Model-Based Thermodynamic Analysis of a Hydrogen-Fired Gas Turbine With External Exhaust Gas Recirculation

Abstract

Climate science shows that the limitation of global warming requires a rapid transition toward net-zero emissions of green house gases on a global scale. Expanding renewable power generation in a significant way is seen as an imperative measure within this transition. To compensate for the inherent volatility of wind- and solar-based power generation, flexible and dispatchable power generation technologies such as gas turbines are required. If operated with CO2-neutral fuels such as hydrogen or in combination with carbon capture plants, a green house gases-neutral gas turbine operation can be achieved. An effective leverage to enhance carbon capture efficiency and a possible measure to safely burn hydrogen in gas turbines is the partial external recirculation of exhaust gas. By means of a model-based analysis of a state-of-the-art industrial gas turbine, this study initially assesses the thermodynamic impact caused by a fuel switch from natural gas to hydrogen. Although positive trends such as increasing net electrical power output and thermal efficiency can be observed, the overall effect on the gas turbine process is only minor.

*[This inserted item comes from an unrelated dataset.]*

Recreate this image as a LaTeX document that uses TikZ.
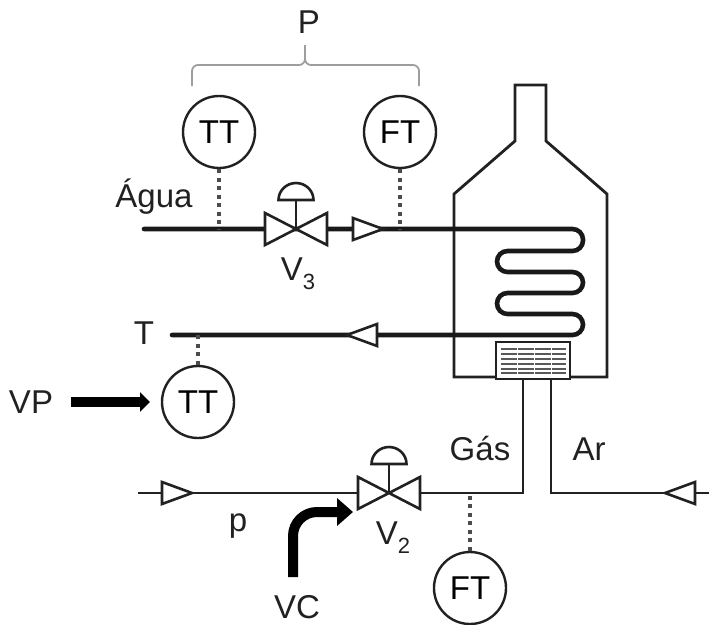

In a following step, the partial external recirculation of exhaust gas is evaluated and compared both for the combustion of natural gas and hydrogen, regardless of potential combustor design challenges. The influence of altering working fluid properties throughout the whole gas turbine process is thermodynamically evaluated for ambient temperature recirculation and recirculation at an elevated temperature (303.15 K). A reduction in thermal efficiency as well as non-negligible changes in relevant process variables can be observed. These changes are more distinctive at a higher recirculation temperature.